DAILY FILM DOSE: A Daily Film Appreciation and Review Blog: Robocop

Monday, 8 October 2012


As it did back then, the mixture of childish and silly comic book sensibilities with wholly disturbing graphic violence feels like an irresponsible problem child let loose to run amuck. In this case the child was Paul Verhoeven, the Dutch filmmaker who had made a name for himself in Europe with a number of salacious and trashy films about sex and violence.
Robocop (1987) dir.
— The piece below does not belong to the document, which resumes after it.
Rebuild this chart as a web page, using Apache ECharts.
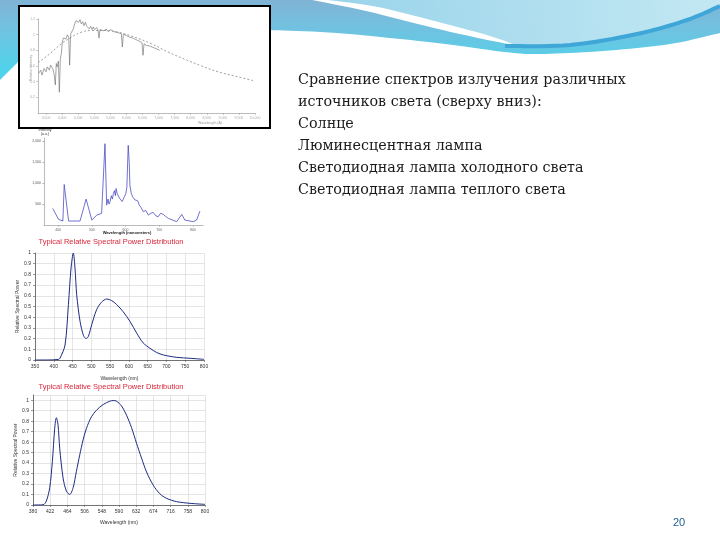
<!DOCTYPE html>
<html><head><meta charset="utf-8">
<script src="https://cdn.jsdelivr.net/npm/echarts@6/dist/echarts.min.js"></script>
<style>html,body{margin:0;padding:0;background:#fff}#c{width:720px;height:540px}</style>
</head><body><div id="c"></div>
<script>
// ---------- data ----------
// Sun (Å, relative)
const sunWave = [3271,3333,3374,3437,3499,3540,3603,3644,3706,3748,3789,3820,3851,3883,3914,3945,3976,4007,4038,4080,4121,4163,4204,4235,4266,4308,4349,4391,4432,4474,4515,4557,4598,4640,4681,4723,4764,4806,4847,4888,4930,4971,5013,5075,5117,5148,5179,5241,5303,5365,5428,5511,5594,5677,5760,5843,5874,5905,5998,6102,6205,6309,6413,6485,6517,6548,6621,6724,6880,7036];
const sunFlux = [0.505,0.547,0.484,0.568,0.526,0.589,0.547,0.611,0.568,0.505,0.358,0.632,0.589,0.661,0.265,0.695,0.758,0.905,0.956,0.981,0.947,0.998,0.968,0.611,1.011,1.032,1.074,1.137,1.179,1.2,1.158,1.192,1.137,1.166,1.116,1.158,1.107,1.124,1.074,1.107,1.065,1.099,1.065,1.091,1.057,0.956,1.065,1.074,1.048,1.074,1.040,1.065,1.040,1.032,1.023,1.011,0.842,1.006,0.989,0.968,0.956,0.935,0.914,0.897,0.737,0.884,0.863,0.855,0.829,0.800];
const sunRefWave = [3250,3561,3976,4287,4598,4909,5324,5739,6257,6776,7294,7813,8331,8850,9368,10000];
const sunRefFlux = [0.644,0.737,0.884,0.968,1.032,1.053,1.053,1.032,0.968,0.884,0.779,0.686,0.602,0.526,0.472,0.408];
const sunTicksX = [3500,4000,4500,5000,5500,6000,6500,7000,7500,8000,8500,9000,9500,10000];
const sunTicksY = [0.2,0.4,0.6,0.8,1.0,1.2];

// Fluorescent lamp (nm, a.u.)
const flWave = [384,401,414,418,431,465,483,500,515,529,539,544,548,551,554,558,561,564,567,570,572,575,579,582,586,590,594,597,601,604,608,611,613,617,621,625,628,631,636,641,646,653,660,668,675,682,690,697,704,712,720,727,752,767,776,801,811,821];
const flInt  = [397,135,95,968,95,95,619,119,238,278,1944,476,620,500,555,700,620,754,820,700,873,760,793,640,674,560,595,680,754,900,1904,1500,952,760,674,720,600,555,580,476,420,317,350,238,280,301,220,198,280,254,200,159,79,254,119,79,119,333];
const flTicksX = [400,500,600,700,800];
const flTicksY = [500,1000,1500,2000];

// Cool white LED
const coolWave = [350,380,412,416.5,430,439,446,452,456.5,461,470,479,486,492,501,514,527,541,554,567,585,603,621,638,656,674,692,727,763,800];
const coolPow  = [0,0,0.005,0.016,0.14,0.52,0.86,1.0,0.86,0.61,0.36,0.23,0.2,0.22,0.33,0.47,0.54,0.57,0.555,0.52,0.45,0.36,0.25,0.16,0.11,0.07,0.047,0.025,0.016,0.006];

// Warm white LED
const warmWave = [380,404.5,412.6,420.8,427.3,433,437.1,441.2,445.2,453.4,461.6,469.7,477.9,486,494.2,502.3,510.5,522.7,535,551.3,567.6,575.7,583.9,596.1,608.3,620.6,632.8,645,657.3,673.6,689.9,706.2,730.7,763.3,800];
const warmPow  = [0,0.002,0.038,0.164,0.416,0.732,0.833,0.763,0.543,0.259,0.132,0.101,0.164,0.322,0.479,0.621,0.732,0.842,0.905,0.959,0.991,0.997,0.991,0.946,0.858,0.738,0.590,0.448,0.315,0.189,0.107,0.063,0.032,0.016,0.006];
const warmTicksX = [380,422,464,506,548,590,632,674,716,758,800];

const textLines = [
  'Сравнение спектров излучения различных',
  'источников света (сверху вниз):',
  'Солнце',
  'Люминесцентная лампа',
  'Светодиодная лампа холодного света',
  'Светодиодная лампа теплого света'
];
const chartTitle = 'Typical Relative Spectral Power Distribution';
const pageNumber = '20';

// ---------- helpers ----------
const zip = (a, b) => a.map((v, i) => [v, b[i]]);
function spline(pts, n) {
  const out = [];
  for (let i = 0; i < pts.length - 1; i++) {
    const p0 = pts[Math.max(i - 1, 0)], p1 = pts[i], p2 = pts[i + 1], p3 = pts[Math.min(i + 2, pts.length - 1)];
    for (let k = 0; k < n; k++) {
      const t = k / n, t2 = t * t, t3 = t2 * t;
      const f = j => 0.5 * ((2 * p1[j]) + (-p0[j] + p2[j]) * t + (2 * p0[j] - 5 * p1[j] + 4 * p2[j] - p3[j]) * t2 + (-p0[j] + 3 * p1[j] - 3 * p2[j] + p3[j]) * t3);
      out.push([f(0), f(1)]);
    }
  }
  out.push(pts[pts.length - 1]);
  return out;
}

// ---------- decorative slide background ----------
const waveA = [[0,0],[720,0]].concat(spline([[720,33],[670,44],[603,51],[540,54],[505,52],[437,43],[337,33],[270,30]], 10)).concat([[150,45],[18,62],[0,80]]);
const waveB = spline([[318,0],[370,9],[437,27],[487,39],[510,45]], 8).concat(spline([[512,45],[570,44],[637,33],[687,19],[720,7]], 8)).concat([[720,0]]);
const waveC = spline([[328,0],[378,7],[442,23],[490,36],[515,45]], 8).concat(spline([[487,40],[434,28],[366,11],[312,0]], 8));
const waveD = spline([[505,46],[570,45],[637,34],[687,20],[720,6]], 10);

const graphics = [
  {type:'polygon', z:-6, silent:true, shape:{points:waveA},
   style:{fill:{type:'linear', x:0, y:0, x2:0, y2:70, global:true, colorStops:[{offset:0,color:'#80b3d5'},{offset:0.35,color:'#74c0df'},{offset:1,color:'#4fd3ea'}]}}},
  {type:'polygon', z:-5, silent:true, shape:{points:waveB},
   style:{fill:{type:'linear', x:320, y:40, x2:720, y2:0, global:true, colorStops:[{offset:0,color:'#98d3ea'},{offset:1,color:'#c3e8f3'}]}}},
  {type:'polygon', z:-4, silent:true, shape:{points:waveC}, style:{fill:'#ffffff'}},
  {type:'polyline', z:-3, silent:true, shape:{points:waveD}, style:{stroke:'#3fa6d8', lineWidth:4, fill:null}},
  {type:'rect', z:-1, silent:true, shape:{x:19, y:6, width:251, height:122}, style:{fill:'#fff', stroke:'#000', lineWidth:2}},
  // small axis names of the first two pictures
  {type:'text', z:10, x:210, y:123, style:{text:'Wavelength (Å)', fontSize:3.5, fill:'#999', align:'center', verticalAlign:'middle', fontFamily:'Liberation Sans'}},
  {type:'text', z:10, x:31, y:68, rotation:Math.PI/2, style:{text:'Relative Intensity', fontSize:3.5, fill:'#999', align:'center', verticalAlign:'middle', fontFamily:'Liberation Sans'}},
  {type:'text', z:10, x:45, y:132, style:{text:'Intensity\n(a.u.)', fontSize:3.5, lineHeight:4, fill:'#333', align:'center', verticalAlign:'middle', fontFamily:'Liberation Sans'}},
  {type:'text', z:10, x:127, y:233, style:{text:'Wavelength (nanometers)', fontSize:4, fontWeight:'bold', fill:'#222', align:'center', verticalAlign:'middle', fontFamily:'Liberation Sans'}},
  // titles
  {type:'text', z:10, x:111, y:242, style:{text:chartTitle, fontSize:7.5, fill:'#d9263a', align:'center', verticalAlign:'middle', fontFamily:'Liberation Sans'}},
  {type:'text', z:10, x:111, y:387, style:{text:chartTitle, fontSize:7.5, fill:'#d9263a', align:'center', verticalAlign:'middle', fontFamily:'Liberation Sans'}},
  // page number
  {type:'text', z:10, x:679, y:523, style:{text:pageNumber, fontSize:11, fill:'#23608f', align:'center', verticalAlign:'middle', fontFamily:'Liberation Sans'}}
];
textLines.forEach((t, i) => {
  graphics.push({type:'text', z:10, x:298, y:80 + i * 22, style:{text:t, fontSize:14.3, fill:'#1a1a1a', align:'left', verticalAlign:'middle', fontFamily:'DejaVu Serif'}});
});

// ---------- axes ----------
const tinyLabel = (c, s) => ({fontSize:s, color:c, fontFamily:'Liberation Sans'});
const fmt1 = v => (v === 0 ? '0' : (Math.abs(v - 1) < 1e-9 ? '1' : v.toFixed(1)));

const option = {
  animation: false,
  backgroundColor: 'transparent',
  grid: [
    {left:38, top:19, width:217, height:94},
    {left:44, top:138, width:159, height:87},
    {left:35, top:253, width:169, height:107},
    {left:33, top:395, width:172, height:110}
  ],
  xAxis: [
    {gridIndex:0, type:'value', min:3250, max:10000,
     axisLine:{lineStyle:{color:'#aaa', width:0.8}},
     axisTick:{customValues:sunTicksX, length:2, inside:false, lineStyle:{color:'#aaa', width:0.6}},
     axisLabel:{customValues:sunTicksX, margin:3, ...tinyLabel('#aaa', 3.5)},
     splitLine:{show:false}},
    {gridIndex:1, type:'value', min:358, max:830,
     axisLine:{lineStyle:{color:'#aaa', width:0.8}},
     axisTick:{customValues:flTicksX, length:1.5, lineStyle:{color:'#aaa'}},
     axisLabel:{customValues:flTicksX, margin:3, ...tinyLabel('#666', 3.5)},
     splitLine:{show:false}},
    {gridIndex:2, type:'value', min:350, max:800, interval:50,
     axisLine:{lineStyle:{color:'#555', width:0.8}},
     axisTick:{length:2, lineStyle:{color:'#555', width:0.6}},
     axisLabel:{margin:4, ...tinyLabel('#333', 5)},
     splitLine:{show:true, lineStyle:{color:'#d4d4d4', width:0.6}},
     name:'Wavelength (nm)', nameLocation:'middle', nameGap:16, nameTextStyle:tinyLabel('#333', 5)},
    {gridIndex:3, type:'value', min:380, max:800,
     axisLine:{lineStyle:{color:'#555', width:0.8}},
     axisTick:{customValues:warmTicksX, length:2, lineStyle:{color:'#555', width:0.6}},
     axisLabel:{customValues:warmTicksX, margin:4, ...tinyLabel('#333', 5)},
     splitLine:{show:true, lineStyle:{color:'#d4d4d4', width:0.6}},
     name:'Wavelength (nm)', nameLocation:'middle', nameGap:15, nameTextStyle:tinyLabel('#333', 5)}
  ],
  yAxis: [
    {gridIndex:0, type:'value', min:0, max:1.2,
     axisLine:{show:true, lineStyle:{color:'#aaa', width:0.8}},
     axisTick:{show:true, customValues:sunTicksY, length:2, lineStyle:{color:'#aaa', width:0.6}},
     axisLabel:{customValues:sunTicksY, margin:3, ...tinyLabel('#aaa', 3.5)},
     splitLine:{show:false}},
    {gridIndex:1, type:'value', min:0, max:2080,
     axisLine:{show:true, lineStyle:{color:'#aaa', width:0.8}},
     axisTick:{show:true, customValues:flTicksY, length:1.5, lineStyle:{color:'#aaa'}},
     axisLabel:{customValues:flTicksY, margin:3, ...tinyLabel('#555', 3.5)},
     splitLine:{show:false}},
    {gridIndex:2, type:'value', min:0, max:1, interval:0.1,
     axisLine:{show:true, lineStyle:{color:'#555', width:0.8}},
     axisTick:{show:true, length:2, lineStyle:{color:'#555', width:0.6}},
     axisLabel:{margin:4, formatter:fmt1, ...tinyLabel('#333', 5)},
     splitLine:{show:true, lineStyle:{color:'#d4d4d4', width:0.6}},
     name:'Relative Spectral Power', nameLocation:'middle', nameGap:15, nameTextStyle:tinyLabel('#333', 5)},
    {gridIndex:3, type:'value', min:0, max:1.05, interval:0.1,
     axisLine:{show:true, lineStyle:{color:'#555', width:0.8}},
     axisTick:{show:true, length:2, lineStyle:{color:'#555', width:0.6}},
     axisLabel:{margin:4, showMaxLabel:false, formatter:fmt1, ...tinyLabel('#333', 5)},
     splitLine:{show:true, lineStyle:{color:'#d4d4d4', width:0.6}},
     name:'Relative Spectral Power', nameLocation:'middle', nameGap:13, nameTextStyle:tinyLabel('#333', 5)}
  ],
  graphic: graphics,
  series: [
    {type:'line', xAxisIndex:0, yAxisIndex:0, data:zip(sunWave, sunFlux), showSymbol:false,
     lineStyle:{color:'#666', width:0.6}},
    {type:'line', xAxisIndex:0, yAxisIndex:0, data:zip(sunRefWave, sunRefFlux), showSymbol:false, smooth:0.4,
     lineStyle:{color:'#777', width:0.7, type:[2, 2]}},
    {type:'line', xAxisIndex:1, yAxisIndex:1, data:zip(flWave, flInt), showSymbol:false,
     lineStyle:{color:'#4d4dc4', width:0.8}},
    {type:'line', xAxisIndex:2, yAxisIndex:2, data:zip(coolWave, coolPow), showSymbol:false, smooth:0.3,
     lineStyle:{color:'#1e2b82', width:1}},
    {type:'line', xAxisIndex:3, yAxisIndex:3, data:zip(warmWave, warmPow), showSymbol:false, smooth:0.3,
     lineStyle:{color:'#1e2b82', width:1}}
  ]
};
const chart = echarts.init(document.getElementById('c'), null, {renderer:'canvas'});
chart.setOption(option);
</script>
</body></html>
Paul Verhoeven
Starring: Peter Weller, Nancy Allen, Miguel Ferrer, Kurtwood Smith, Ronnie Cox

By Alan Bacchus

In his first American film, Verhoeven brought a cold and dirty working class aesthetic to go along with his flare with the camera. He and DOP Jost Vacano’s visual palette is almost exclusively greys and blues, with little or no colour at all in the frames. Verhoeven's use of the steadicam is effective, a constantly moving camera which is more rough and shaky than the traditional smooth and elegant feeling of the device.

The performances are gritty and truly delicious, especially the baddies. Ronnie Cox’s despicable Omni Consumer Products VP Richard (Dick) Jones is awesome, but it's bested by Kurtwood Smith’s terrifying yet charismatic performance as the drug boss, Clarence Boddicker. Who can forget when he playfully blows Murphy’s hand off with a shotgun while singing, "Na-na-na-na-na"? Boddicker’s cronies, which include Twin Peaks alum Ray Wise and ER alum Paul Crane, are just as despicable and nasty. But it’s Miguel Ferrer’s performance as the egomaniacal creator of Robocop, Bob Morton, the epitome of white collar repulsive aggression, that is the most memorable.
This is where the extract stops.